There are many options when incorporating private and public cloud strategies into a cohesive service delivery model. One commonly discussed model is the hybrid cloud. Hybrid clouds are a mix of two or more of the National Institute of Standards and Technology (NIST) cloud types, usually discussed as public and private hybrids. Examples of hybrid clouds may be:

  • Public cloud-based disaster recovery systems backing up private cloud services

  • Hosted infrastructure as a service (IaaS) used as a business continuance platform

  • "Cloud bursting" unpredictable capacity to a public cloud system ( For more thoughts on this, seemy post: The Reality of Cloud Bursting.)

    The other option (although not mutually exclusive) is to assess individual applications or services to determine the best location--private or public. Many applications lend themselves well to public cloud models. Email is a perfect example because:

  • It’s not latency sensitive.

  • It experiences large variances in compute requirements throughout the day/week/month/year.

  • The content will spend the majority of its time on non-internal systems anyway.

  • It can be difficult and expensive to manage correctly internally and may be handled better with scale.I’ve experienced a half-day corporatewide email outage based on a single misguided user believing that Bill Gates would pay her $200 for each person she forwarded a chain mail to. She added every email address and alias in the corporate directory to the forward, including conference rooms and scheduled resources. The effort of processing single copy forwarding among the groups, auto replies, and so on brought the system to its knees. The half dozen Reply All corrections/reprimands from others didn’t help. This type of outage shouldn’t happen in a public cloud hosted email system because the hugeburst in traffic from the affected corporation would be offset by the underlying infrastructure designed to support hundreds of like corporations.

    Many other applications are similarly suited to a public cloud environment. And very few organizations, both government and commercial, are incapable of mixing the two approaches, as long as applications are looked at individually. Some hypothetical examples:

  • A government intelligence agency decides its data is too sensitive for public cloud resources and chooses a private cloud model. These agencies still run public services, websites, and portals that contain non-sensitive data and are accessible in some form to the general public. These services are perfect candidates for public cloud because the cloud frees up internal IT resources to focus on delivery and security of the sensitive services rather than building a series of separate security enclaves internally.

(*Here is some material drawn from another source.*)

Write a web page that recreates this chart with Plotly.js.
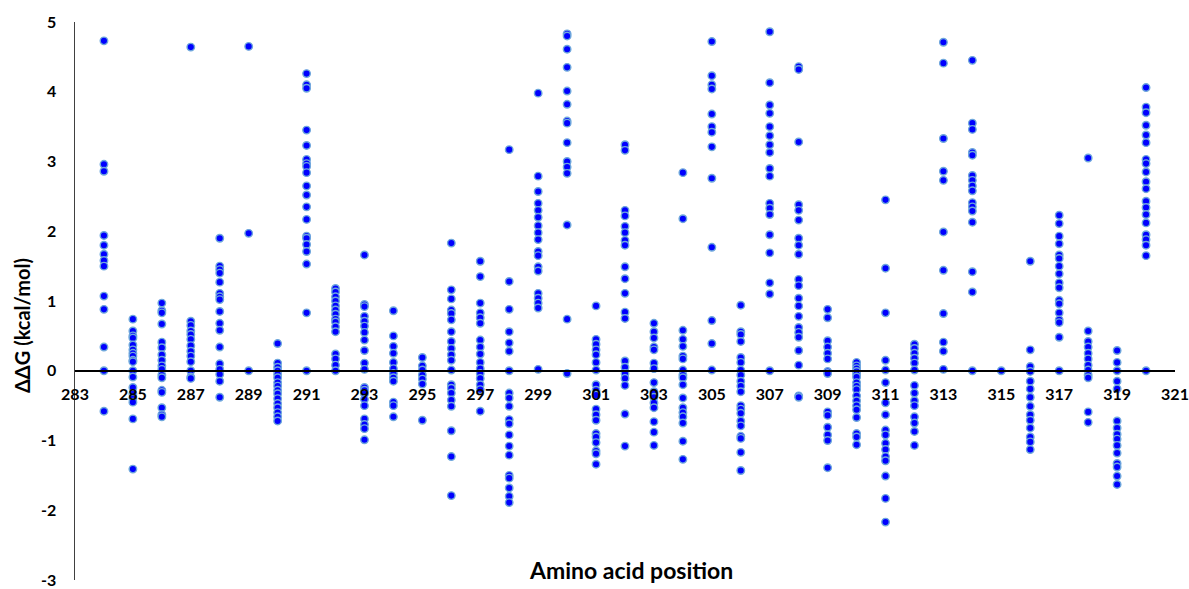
<!DOCTYPE html>
<html>
<head>
<meta charset="utf-8">
<script src="https://cdn.plot.ly/plotly-3.0.1.min.js"></script>
<style>html,body{margin:0;padding:0;background:#fff;}#chart{width:1189px;height:589px;}</style>
</head>
<body>
<div id="chart"></div>
<script>
// Amino acid positions and ΔΔG values (kcal/mol)
const positions = [284,285,286,287,288,289,290,291,292,293,294,295,296,297,298,299,300,301,302,303,304,305,306,307,308,309,310,311,312,313,314,315,316,317,318,319,320];
const ddgValues = [
  [4.73,2.96,2.86,1.94,1.80,1.67,1.58,1.50,1.07,0.88,0.34,0,-0.58],
  [0.74,0.57,0.50,0.47,0.37,0.30,0.25,0.21,0.15,0.13,0,-0.09,-0.24,-0.33,-0.40,-0.45,-0.69,-1.41],
  [0.97,0.86,0.83,0.67,0.41,0.33,0.23,0.15,0.07,0.02,-0.06,-0.10,-0.28,-0.31,-0.53,-0.63,-0.66],
  [4.64,0.71,0.65,0.57,0.52,0.45,0.36,0.28,0.21,0.13,0,-0.09,-0.11],
  [1.90,1.50,1.45,1.40,1.27,1.11,1.06,1.02,0.85,0.68,0.58,0.34,0.10,0.02,-0.05,-0.15,-0.38],
  [4.65,1.97,0],
  [0.39,0.11,0.05,0,-0.05,-0.10,-0.17,-0.22,-0.28,-0.33,-0.40,-0.47,-0.53,-0.60,-0.66,-0.72],
  [4.26,4.10,4.05,3.45,3.23,3.03,2.97,2.93,2.84,2.65,2.52,2.35,2.17,1.93,1.90,1.81,1.71,1.53,0.83,0],
  [1.18,1.13,1.06,1.00,0.93,0.87,0.81,0.74,0.70,0.63,0.56,0.24,0.17,0.08,0],
  [1.66,0.95,0.92,0.78,0.71,0.64,0.55,0.44,0.29,0.11,0.02,-0.24,-0.28,-0.33,-0.41,-0.50,-0.69,-0.77,-0.83,-0.99],
  [0.86,0.50,0.35,0.25,0.12,0.03,-0.04,-0.10,-0.15,-0.45,-0.50,-0.66],
  [0.19,0.07,0.01,-0.06,-0.12,-0.19,-0.71],
  [1.83,1.16,1.03,0.87,0.82,0.73,0.56,0.42,0.32,0.23,0.15,0.01,-0.20,-0.25,-0.32,-0.42,-0.51,-0.86,-1.23,-1.79],
  [1.57,1.35,0.97,0.83,0.76,0.68,0.44,0.34,0.24,0.12,0.03,-0.04,-0.11,-0.20,-0.27,-0.58],
  [3.17,1.28,0.88,0.56,0.40,0.28,0,-0.32,-0.39,-0.51,-0.70,-0.76,-0.92,-1.08,-1.21,-1.50,-1.54,-1.68,-1.80,-1.89],
  [3.98,2.79,2.57,2.40,2.30,2.20,2.08,1.98,1.88,1.71,1.65,1.49,1.43,1.11,1.04,0.97,0.90,0.02],
  [4.83,4.80,4.61,4.35,4.01,3.82,3.58,3.55,3.27,3.00,2.92,2.83,2.09,0.74,-0.04],
  [0.93,0.45,0.38,0.30,0.23,0.12,0.01,-0.20,-0.28,-0.35,-0.55,-0.63,-0.71,-0.90,-0.95,-1.03,-1.15,-1.19,-1.34],
  [3.24,3.16,2.30,2.22,2.07,1.98,1.87,1.80,1.49,1.32,1.11,0.84,0.75,0.14,0.05,-0.04,-0.11,-0.21,-0.62,-1.08],
  [0.68,0.56,0.47,0.34,0.30,0.11,0.03,-0.17,-0.30,-0.38,-0.46,-0.53,-0.73,-0.88,-1.07],
  [2.84,2.18,0.58,0.45,0.35,0.21,0.17,0.01,-0.06,-0.10,-0.20,-0.39,-0.53,-0.60,-0.66,-0.75,-1.01,-1.27],
  [4.72,4.23,4.10,4.04,3.68,3.50,3.42,3.21,2.76,1.77,0.72,0.39,0.01],
  [0.94,0.56,0.52,0.42,0.19,0.12,0.01,-0.06,-0.15,-0.22,-0.30,-0.50,-0.55,-0.61,-0.72,-0.79,-0.94,-0.97,-1.17,-1.43],
  [4.86,4.13,3.81,3.69,3.50,3.37,3.24,3.13,2.90,2.79,2.40,2.33,2.24,1.95,1.69,1.26,1.10,0],
  [4.36,4.32,3.28,2.38,2.30,2.16,1.90,1.80,1.67,1.31,1.22,1.04,0.93,0.78,0.62,0.55,0.48,0.29,0.08,-0.36,-0.38],
  [0.88,0.76,0.43,0.34,0.25,0.17,-0.01,-0.04,-0.59,-0.64,-0.81,-0.92,-1.00,-1.39],
  [0.12,0.07,0.03,-0.01,-0.05,-0.09,-0.17,-0.22,-0.27,-0.36,-0.43,-0.50,-0.56,-0.67,-0.90,-0.95,-1.06],
  [2.45,1.47,0.83,0.15,0.01,-0.17,-0.46,-0.63,-0.85,-0.92,-1.04,-1.13,-1.23,-1.29,-1.51,-1.83,-2.17],
  [0.38,0.32,0.25,0.18,0.11,0.01,-0.21,-0.32,-0.43,-0.50,-0.66,-0.75,-0.87,-1.07],
  [4.71,4.41,3.33,2.86,2.73,1.99,1.44,0.82,0.41,0.28,0.02],
  [4.45,3.55,3.46,3.13,3.09,2.80,2.73,2.65,2.58,2.41,2.35,2.29,2.13,1.42,1.13,0],
  [0],
  [1.57,0.30,0.06,-0.01,-0.15,-0.26,-0.38,-0.51,-0.63,-0.71,-0.82,-0.95,-1.02,-1.13],
  [2.23,2.11,1.93,1.82,1.66,1.61,1.50,1.39,1.26,1.19,1.01,0.96,0.83,0.73,0.69,0.48,0],
  [3.05,0.57,0.42,0.34,0.25,0.17,0.08,0.01,-0.06,-0.10,-0.59,-0.74],
  [0.29,0.12,0,-0.15,-0.26,-0.72,-0.82,-0.91,-0.98,-1.07,-1.18,-1.33,-1.38,-1.51,-1.63],
  [4.06,3.78,3.70,3.52,3.38,3.27,3.03,2.97,2.85,2.71,2.61,2.43,2.34,2.24,2.12,1.95,1.88,1.80,1.65,0]
];
const xTickVals = [283,285,287,289,291,293,295,297,299,301,303,305,307,309,311,313,315,317,319,321];
const yTickVals = [-3,-2,-1,0,1,2,3,4,5];
const xTitle = 'Amino acid position';
const yTitle = 'ΔΔG (kcal/mol)';

const xs = [], ys = [];
positions.forEach((p, i) => ddgValues[i].forEach(v => { xs.push(p); ys.push(v); }));

const fontFam = 'Lato, "Open Sans", sans-serif';
const trace = {
  type: 'scatter', mode: 'markers', x: xs, y: ys,
  marker: {color: '#0000FF', size: 7.5, line: {color: '#6FA8DC', width: 1.4}},
  hoverinfo: 'x+y', cliponaxis: false
};
const layout = {
  width: 1189, height: 589,
  margin: {l: 75, r: 14, t: 22, b: 9},
  paper_bgcolor: '#ffffff', plot_bgcolor: '#ffffff',
  showlegend: false,
  xaxis: {
    range: [283, 321], tickvals: xTickVals, ticktext: xTickVals.map(String),
    anchor: 'free', position: 0.375,
    showline: true, linecolor: '#000000', linewidth: 2,
    showgrid: false, zeroline: false, ticks: '', ticklabelstandoff: 9,
    ticklabeloverflow: 'allow', automargin: false,
    tickfont: {family: fontFam, size: 16, color: '#000000', weight: 'bold'}
  },
  yaxis: {
    range: [-3, 5], tickvals: yTickVals, ticktext: yTickVals.map(String),
    showline: true, linecolor: '#404040', linewidth: 1.5,
    showgrid: false, zeroline: false, ticks: '', ticklabelstandoff: 14,
    ticklabeloverflow: 'allow', automargin: false,
    tickfont: {family: fontFam, size: 16, color: '#000000', weight: 'bold'}
  },
  annotations: [
    {text: xTitle, xref: 'paper', yref: 'paper', x: 0.5055, y: 0.018, xanchor: 'center', yanchor: 'middle', showarrow: false,
     font: {family: fontFam, size: 23, color: '#000000', weight: 'bold'}},
    {text: yTitle, xref: 'paper', yref: 'paper', x: 0, y: 0.455, xshift: -53, textangle: -90, xanchor: 'center', yanchor: 'middle', showarrow: false,
     font: {family: fontFam, size: 20, color: '#000000', weight: 'bold'}}
  ]
};
Plotly.newPlot('chart', [trace], layout, {displayModeBar: false, staticPlot: true});
</script>
</body>
</html>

  • A large enterprise analyzes IT costs in a public model vs. private model and determines that at its current IT efficiency, private cloud is more cost effective than a public model. (See the Wikibon post on this.) In this case, the bulk of the IT services will remain in house, but services like email, instant messaging, Web hosting or others may be more cost effective or flexible offsite.

  • A financial institution insists on private cloud for compliance concerns. Compliance covers the personal data of the institutions clients but not all data the institution touches. Services like CRM, email, portions of web hosting, and many others may be excellent candidates for public cloud while maintaining compliance sensitive data in-house.

    Cloud computing offers the ability to enable IT to drive business agility. That ability is amplified if each service is looked at with the following two questions: What is it I am trying to do, and what is the best way to accomplish that?